The Rookies: Season 1
A classic early ‘70s “realistic” cop show along the lines of Adam-12 and Joseph Wambaugh’s novel The New Centurions, it is probably best known today for being one of the earliest roles for Kate Jackson. She played Nurse Jill Danko who was married to Officer Mike Danko, who was played by Sam Melville (year’s later Melville played Mrs. King’s ex-husband in Scarcrow and Mrs. King opposite Kate Jackson). In the first season the other two rookie cops were played by Georg Stanford Brown and Michael Ontkean, while Gerald S. O’Laughlin played their boss, Lt. Ryker.

Space Ghost and Dino Boy: The Complete Series
Another Hanna-Barbera series from the 1960s that used a similar format to that of Birdman And The Galaxy Trio in that, while two characters were included in the title they didn’t interact. Also like Birdman, Space Ghost spun off into more comedic form, as the “host” of Space Ghost Coast To Coast. Alas, Dino Boy, who like the Galaxy Trio was only seen in one of the three segments in each episode, never made the jump to adult roles. Someone who did make the jump to adult roles was the voice of Jace, Space Ghost’s male sidekick, Tim Matheson.

Vincent - Season 1
An intriguing British series, Vincent follows a team of private investigators led by the eponymous Vincent (played by Ray Winstone) who do the sort of work that real private investigators do, including spying on cheating spouses, as well as looking into murders for various reasons.
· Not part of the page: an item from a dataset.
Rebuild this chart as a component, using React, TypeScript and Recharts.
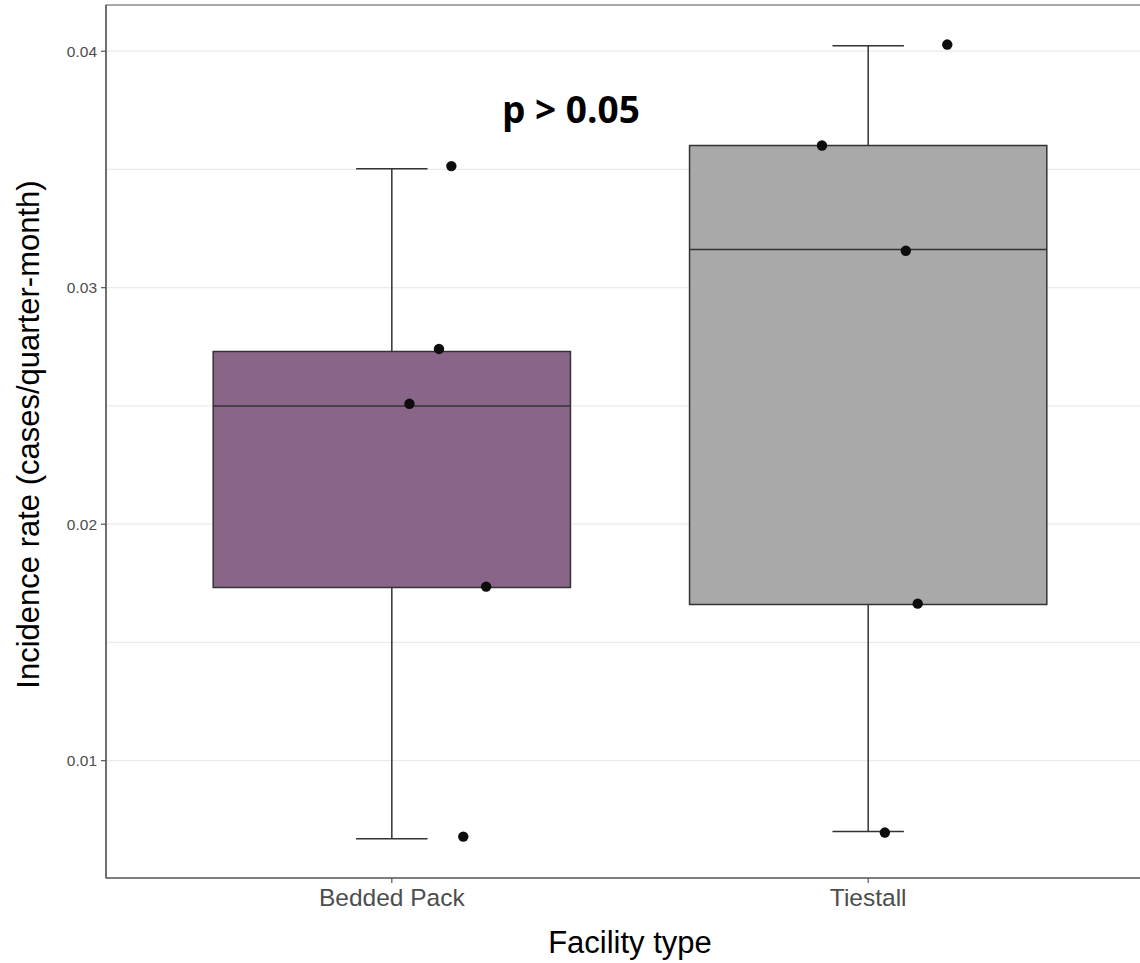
import React from "react";
import {
  ComposedChart,
  XAxis,
  YAxis,
  CartesianGrid,
  ReferenceArea,
  ReferenceLine,
  ReferenceDot,
  Scatter,
  Label,
} from "recharts";

// Facility categories (placed at x = 1, 2 on a numeric axis)
const categories = ["Bedded Pack", "Tiestall"];
const categoryPos = [1, 2];
const boxFills = ["#896689", "#A9A9A9"];

// Box-plot summary per facility type
const whiskerLow = [0.0067, 0.007];
const quartile1 = [0.01732, 0.0166];
const medians = [0.025, 0.03161];
const quartile3 = [0.0273, 0.03601];
const whiskerHigh = [0.03503, 0.04023];

// Jittered herd-level observations
const beddedX = [1.125, 1.099, 1.037, 1.198, 1.15];
const beddedY = [0.03514, 0.02741, 0.02509, 0.01736, 0.00679];
const tiestallX = [2.166, 1.903, 2.079, 2.104, 2.035];
const tiestallY = [0.04028, 0.03601, 0.03156, 0.01664, 0.00696];

const yTicks = [0.01, 0.02, 0.03, 0.04];
const gridY = [0.01, 0.015, 0.02, 0.025, 0.03, 0.035, 0.04];
const xDomain: [number, number] = [0.4, 2.6];
const yDomain: [number, number] = [0.005039, 0.041953];

const pValueText = "p > 0.05";
const pValueX = 1.376;
const pValueY = 0.03698;

const BOX_HALF = 0.375;
const CAP_HALF = 0.075;
const FONT = "'Liberation Sans', Arial, Helvetica, sans-serif";
const OUTLINE = "#333333";

const beddedPoints = beddedX.map((x, i) => ({ x, y: beddedY[i] }));
const tiestallPoints = tiestallX.map((x, i) => ({ x, y: tiestallY[i] }));

const Dot = (props: any) => (
  <circle cx={props.cx} cy={props.cy} r={5.2} fill="#0d0d0d" />
);

export default function App() {
  return (
    <div
      style={{
        position: "fixed",
        left: 0,
        top: 0,
        width: 1140,
        height: 963,
        overflow: "hidden",
        background: "#ffffff",
      }}
    >
      <ComposedChart
        width={1154}
        height={963}
        margin={{ top: 5, right: 0, bottom: 0, left: 0 }}
        style={{ fontFamily: FONT }}
      >
        <CartesianGrid
          vertical={false}
          horizontalValues={gridY}
          stroke="#ebebeb"
          strokeWidth={1.3}
        />
        <XAxis
          type="number"
          dataKey="x"
          domain={xDomain}
          allowDataOverflow
          ticks={categoryPos}
          tickFormatter={(v: number) => categories[Math.round(v) - 1]}
          tickSize={5}
          tickMargin={5.5}
          height={85}
          stroke="#555555"
          axisLine={{ stroke: "#555555", strokeWidth: 1.2 }}
          tickLine={{ stroke: "#555555", strokeWidth: 1.2 }}
          tick={{ fill: "#4d4d4d", fontSize: 24.5, fontFamily: FONT }}
        >
          <Label
            content={(props: any) => {
              const vb = props.viewBox || {};
              return (
                <text
                  x={vb.x + vb.width / 2}
                  y={vb.y + 75}
                  textAnchor="middle"
                  fontSize={31}
                  fontFamily={FONT}
                  fill="#000000"
                >
                  Facility type
                </text>
              );
            }}
          />
        </XAxis>
        <YAxis
          type="number"
          dataKey="y"
          domain={yDomain}
          allowDataOverflow
          ticks={yTicks}
          tickFormatter={(v: number) => v.toFixed(2)}
          width={106}
          tickSize={5}
          tickMargin={4}
          axisLine={{ stroke: "#555555", strokeWidth: 1.2 }}
          tickLine={{ stroke: "#555555", strokeWidth: 1.2 }}
          tick={{ fill: "#4d4d4d", fontSize: 15.5, fontFamily: FONT }}
        >
          <Label
            content={(props: any) => {
              const vb = props.viewBox || {};
              const cx = vb.x + 39;
              const cy = vb.y + vb.height / 2 - 7;
              return (
                <text
                  x={cx}
                  y={cy}
                  transform={`rotate(-90 ${cx} ${cy})`}
                  textAnchor="middle"
                  fontSize={31}
                  fontFamily={FONT}
                  fill="#000000"
                >
                  Incidence rate (cases/quarter-month)
                </text>
              );
            }}
          />
        </YAxis>

        {/* whiskers with end caps */}
        {categoryPos.map((c, i) => (
          <ReferenceLine
            key={"wu" + i}
            segment={[
              { x: c, y: quartile3[i] },
              { x: c, y: whiskerHigh[i] },
            ]}
            stroke={OUTLINE}
            strokeWidth={1.5}
          />
        ))}
        {categoryPos.map((c, i) => (
          <ReferenceLine
            key={"wl" + i}
            segment={[
              { x: c, y: whiskerLow[i] },
              { x: c, y: quartile1[i] },
            ]}
            stroke={OUTLINE}
            strokeWidth={1.5}
          />
        ))}
        {categoryPos.map((c, i) => (
          <ReferenceLine
            key={"cu" + i}
            segment={[
              { x: c - CAP_HALF, y: whiskerHigh[i] },
              { x: c + CAP_HALF, y: whiskerHigh[i] },
            ]}
            stroke={OUTLINE}
            strokeWidth={1.5}
          />
        ))}
        {categoryPos.map((c, i) => (
          <ReferenceLine
            key={"cl" + i}
            segment={[
              { x: c - CAP_HALF, y: whiskerLow[i] },
              { x: c + CAP_HALF, y: whiskerLow[i] },
            ]}
            stroke={OUTLINE}
            strokeWidth={1.5}
          />
        ))}

        {/* interquartile boxes */}
        {categoryPos.map((c, i) => (
          <ReferenceArea
            key={"box" + i}
            x1={c - BOX_HALF}
            x2={c + BOX_HALF}
            y1={quartile1[i]}
            y2={quartile3[i]}
            fill={boxFills[i]}
            fillOpacity={1}
            stroke={OUTLINE}
            strokeWidth={1.5}
          />
        ))}
        {categoryPos.map((c, i) => (
          <ReferenceLine
            key={"med" + i}
            segment={[
              { x: c - BOX_HALF, y: medians[i] },
              { x: c + BOX_HALF, y: medians[i] },
            ]}
            stroke={OUTLINE}
            strokeWidth={1.5}
          />
        ))}

        <Scatter
          data={beddedPoints}
          shape={Dot}
          isAnimationActive={false}
        />
        <Scatter
          data={tiestallPoints}
          shape={Dot}
          isAnimationActive={false}
        />

        <ReferenceDot
          x={pValueX}
          y={pValueY}
          r={0}
          shape={(props: any) => (
            <text
              x={props.cx}
              y={props.cy}
              textAnchor="middle"
              fontSize={37}
              fontWeight={700}
              fontFamily="'Open Sans', 'Noto Sans', sans-serif"
              fill="#000000"
            >
              {pValueText}
            </text>
          )}
        />

        {/* panel border */}
        <ReferenceArea
          x1={xDomain[0]}
          x2={xDomain[1]}
          y1={yDomain[0]}
          y2={yDomain[1]}
          fill="none"
          stroke="#555555"
          strokeWidth={1.2}
        />
      </ComposedChart>
    </div>
  );
}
Episode descriptions for this show make it seen quite hard-boiled, a view that is reinforced by the presence of Winstone as the lead actor.

Voyagers!: The Complete Series
Oddly enough, I have very strong memories of this show, even though it was only on TV for a single season. It certainly wasn’t the acting that was memorable – star Jon-Erik Hexum was never a more than vaguely adequate, even for a show aimed at young viewers as this show most definitely was. Still, for a history geek and a lover of anything to do with time travel fiction this was a natural fit for me. The show had a good sense of humour about itself without being reduced totally to camp, and the ties to the young audience were cemented by having the kid (Jeffrey Jones, played by Meeno Peluce) be the one with the knowledge of history while the adult (Hexum) is effectively his sidekick, doing the work of keeping history on its proper path which he only knows because Jeffrey tells him. Interestingly Meeno Peluce grew up to be a high school history teacher.

Wanted: Dead or Alive: Season Two
This is an absolute must for Steve McQueen fans. This series, which ran from 1958 to 1961, was the launching pad for McQueen’s Hollywood career. McQueen played Josh Randall, a bounty hunter with a surprisingly soft heart in many cases who would sometimes give the bounty he recovered to deserving people and on occasion helped wrongly accused prisoners. Like many characters in westerns in this period he had a signature weapon; in his case it was a sawed-off rifle Randall called a “Mare’s Leg” which he carried in a holster on his leg. McQueen carried the weight of the show on his shoulders – Josh Randall was the only continuing character – and when McQueen’s movie career heated up he deliberately became difficult to work with, to the point where the network eventually cancelled the still successful series.

William and Mary
A British series from ITV featuring the always entertaining Martin Clunes as an undertaker named William who is romantically involved with a midwife named Mary. Needless to say the themes of birth and death are prominent in this series can be described as a romantic comedy-drama. Beyond that, I don’t know much about the series. This set is describes as the “complete series” but the show ran for three 6-episode series, for a total of 18 episodes, but the information on the Amazon.ca website indicates that the three disc set only includes 12 episodes.